> [Data segment]:
------------------------------

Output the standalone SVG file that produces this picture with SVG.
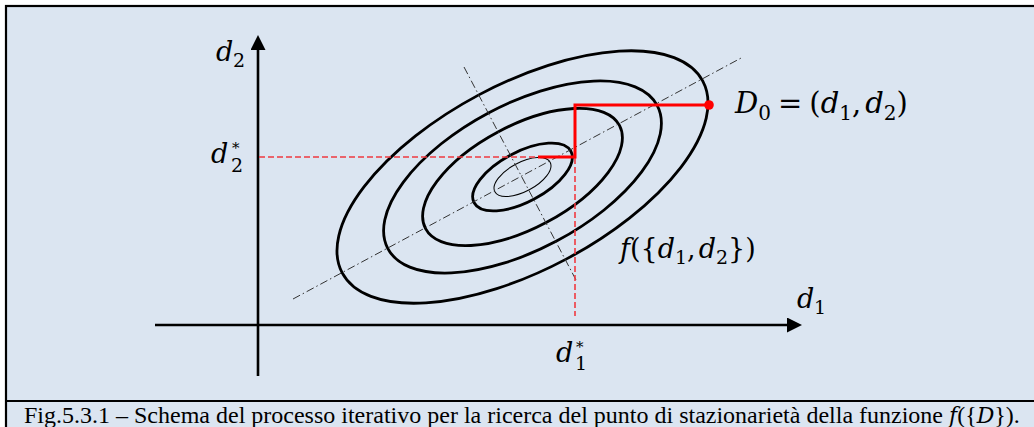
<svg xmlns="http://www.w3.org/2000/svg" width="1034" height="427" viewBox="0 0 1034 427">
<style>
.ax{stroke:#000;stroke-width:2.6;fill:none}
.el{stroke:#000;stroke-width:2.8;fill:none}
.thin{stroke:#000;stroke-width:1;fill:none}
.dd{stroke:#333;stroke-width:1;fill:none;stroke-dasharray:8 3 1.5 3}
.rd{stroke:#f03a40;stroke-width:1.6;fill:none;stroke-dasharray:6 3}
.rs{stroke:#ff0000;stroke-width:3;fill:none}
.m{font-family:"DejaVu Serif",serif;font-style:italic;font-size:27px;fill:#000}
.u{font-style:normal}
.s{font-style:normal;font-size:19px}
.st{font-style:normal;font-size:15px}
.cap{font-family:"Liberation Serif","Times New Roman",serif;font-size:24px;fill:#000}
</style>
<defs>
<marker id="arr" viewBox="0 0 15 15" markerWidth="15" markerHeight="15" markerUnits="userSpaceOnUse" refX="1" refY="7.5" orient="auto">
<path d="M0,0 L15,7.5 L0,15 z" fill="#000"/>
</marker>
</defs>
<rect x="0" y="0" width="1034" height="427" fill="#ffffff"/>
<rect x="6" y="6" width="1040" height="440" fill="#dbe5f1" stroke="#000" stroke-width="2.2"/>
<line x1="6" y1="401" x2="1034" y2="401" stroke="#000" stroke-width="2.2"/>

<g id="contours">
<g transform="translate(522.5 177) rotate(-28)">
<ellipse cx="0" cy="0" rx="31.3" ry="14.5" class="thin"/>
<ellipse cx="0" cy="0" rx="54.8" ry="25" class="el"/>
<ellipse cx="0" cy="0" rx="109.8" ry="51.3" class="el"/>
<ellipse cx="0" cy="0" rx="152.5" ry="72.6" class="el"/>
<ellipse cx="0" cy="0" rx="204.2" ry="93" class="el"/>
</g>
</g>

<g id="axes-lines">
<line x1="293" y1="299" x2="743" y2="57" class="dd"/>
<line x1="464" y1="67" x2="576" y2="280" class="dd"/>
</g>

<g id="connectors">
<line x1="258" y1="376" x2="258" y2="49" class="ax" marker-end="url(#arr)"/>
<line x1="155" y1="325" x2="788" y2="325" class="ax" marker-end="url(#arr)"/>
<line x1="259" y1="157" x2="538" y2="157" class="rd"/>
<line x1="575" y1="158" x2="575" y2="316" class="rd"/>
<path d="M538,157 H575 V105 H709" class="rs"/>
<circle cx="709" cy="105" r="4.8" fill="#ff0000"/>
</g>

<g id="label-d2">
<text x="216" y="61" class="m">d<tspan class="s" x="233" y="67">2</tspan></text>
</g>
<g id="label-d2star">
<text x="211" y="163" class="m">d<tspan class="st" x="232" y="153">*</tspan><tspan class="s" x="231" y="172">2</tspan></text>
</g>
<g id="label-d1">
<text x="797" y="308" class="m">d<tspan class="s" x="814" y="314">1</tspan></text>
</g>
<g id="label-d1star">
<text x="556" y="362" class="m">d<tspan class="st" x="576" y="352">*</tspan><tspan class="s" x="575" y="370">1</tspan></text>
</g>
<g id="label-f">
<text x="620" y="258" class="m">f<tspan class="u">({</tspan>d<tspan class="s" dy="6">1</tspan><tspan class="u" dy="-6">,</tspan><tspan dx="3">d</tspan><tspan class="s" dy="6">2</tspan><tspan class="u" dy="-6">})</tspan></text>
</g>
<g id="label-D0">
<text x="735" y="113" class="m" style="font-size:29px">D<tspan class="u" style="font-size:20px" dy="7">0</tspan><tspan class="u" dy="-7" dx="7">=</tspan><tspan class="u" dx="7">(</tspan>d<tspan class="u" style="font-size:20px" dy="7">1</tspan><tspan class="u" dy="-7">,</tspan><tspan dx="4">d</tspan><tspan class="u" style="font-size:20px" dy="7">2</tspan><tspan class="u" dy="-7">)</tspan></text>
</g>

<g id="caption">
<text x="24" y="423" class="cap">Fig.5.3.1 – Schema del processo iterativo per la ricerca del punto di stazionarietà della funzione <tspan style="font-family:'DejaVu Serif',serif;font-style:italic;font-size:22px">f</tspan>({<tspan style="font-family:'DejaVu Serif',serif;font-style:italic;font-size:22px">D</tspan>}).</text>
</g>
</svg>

------------------------------

> [Problem requirements]:
Go through the listing above and write it out again exactly, dropping the pictures.

> [Task output]:
Output the standalone SVG file that produces this picture with SVG.
<svg xmlns="http://www.w3.org/2000/svg" width="1034" height="427" viewBox="0 0 1034 427">
<style>
.ax{stroke:#000;stroke-width:2.6;fill:none}
.el{stroke:#000;stroke-width:2.8;fill:none}
.thin{stroke:#000;stroke-width:1;fill:none}
.dd{stroke:#333;stroke-width:1;fill:none;stroke-dasharray:8 3 1.5 3}
.rd{stroke:#f03a40;stroke-width:1.6;fill:none;stroke-dasharray:6 3}
.rs{stroke:#ff0000;stroke-width:3;fill:none}
.m{font-family:"DejaVu Serif",serif;font-style:italic;font-size:27px;fill:#000}
.u{font-style:normal}
.s{font-style:normal;font-size:19px}
.st{font-style:normal;font-size:15px}
.cap{font-family:"Liberation Serif","Times New Roman",serif;font-size:24px;fill:#000}
</style>
<defs>
<marker id="arr" viewBox="0 0 15 15" markerWidth="15" markerHeight="15" markerUnits="userSpaceOnUse" refX="1" refY="7.5" orient="auto">
<path d="M0,0 L15,7.5 L0,15 z" fill="#000"/>
</marker>
</defs>
<rect x="0" y="0" width="1034" height="427" fill="#ffffff"/>
<rect x="6" y="6" width="1040" height="440" fill="#dbe5f1" stroke="#000" stroke-width="2.2"/>
<line x1="6" y1="401" x2="1034" y2="401" stroke="#000" stroke-width="2.2"/>

<g id="contours">
<g transform="translate(522.5 177) rotate(-28)">
<ellipse cx="0" cy="0" rx="31.3" ry="14.5" class="thin"/>
<ellipse cx="0" cy="0" rx="54.8" ry="25" class="el"/>
<ellipse cx="0" cy="0" rx="109.8" ry="51.3" class="el"/>
<ellipse cx="0" cy="0" rx="152.5" ry="72.6" class="el"/>
<ellipse cx="0" cy="0" rx="204.2" ry="93" class="el"/>
</g>
</g>

<g id="axes-lines">
<line x1="293" y1="299" x2="743" y2="57" class="dd"/>
<line x1="464" y1="67" x2="576" y2="280" class="dd"/>
</g>

<g id="connectors">
<line x1="258" y1="376" x2="258" y2="49" class="ax" marker-end="url(#arr)"/>
<line x1="155" y1="325" x2="788" y2="325" class="ax" marker-end="url(#arr)"/>
<line x1="259" y1="157" x2="538" y2="157" class="rd"/>
<line x1="575" y1="158" x2="575" y2="316" class="rd"/>
<path d="M538,157 H575 V105 H709" class="rs"/>
<circle cx="709" cy="105" r="4.8" fill="#ff0000"/>
</g>

<g id="label-d2">
<text x="216" y="61" class="m">d<tspan class="s" x="233" y="67">2</tspan></text>
</g>
<g id="label-d2star">
<text x="211" y="163" class="m">d<tspan class="st" x="232" y="153">*</tspan><tspan class="s" x="231" y="172">2</tspan></text>
</g>
<g id="label-d1">
<text x="797" y="308" class="m">d<tspan class="s" x="814" y="314">1</tspan></text>
</g>
<g id="label-d1star">
<text x="556" y="362" class="m">d<tspan class="st" x="576" y="352">*</tspan><tspan class="s" x="575" y="370">1</tspan></text>
</g>
<g id="label-f">
<text x="620" y="258" class="m">f<tspan class="u">({</tspan>d<tspan class="s" dy="6">1</tspan><tspan class="u" dy="-6">,</tspan><tspan dx="3">d</tspan><tspan class="s" dy="6">2</tspan><tspan class="u" dy="-6">})</tspan></text>
</g>
<g id="label-D0">
<text x="735" y="113" class="m" style="font-size:29px">D<tspan class="u" style="font-size:20px" dy="7">0</tspan><tspan class="u" dy="-7" dx="7">=</tspan><tspan class="u" dx="7">(</tspan>d<tspan class="u" style="font-size:20px" dy="7">1</tspan><tspan class="u" dy="-7">,</tspan><tspan dx="4">d</tspan><tspan class="u" style="font-size:20px" dy="7">2</tspan><tspan class="u" dy="-7">)</tspan></text>
</g>

<g id="caption">
<text x="24" y="423" class="cap">Fig.5.3.1 – Schema del processo iterativo per la ricerca del punto di stazionarietà della funzione <tspan style="font-family:'DejaVu Serif',serif;font-style:italic;font-size:22px">f</tspan>({<tspan style="font-family:'DejaVu Serif',serif;font-style:italic;font-size:22px">D</tspan>}).</text>
</g>
</svg>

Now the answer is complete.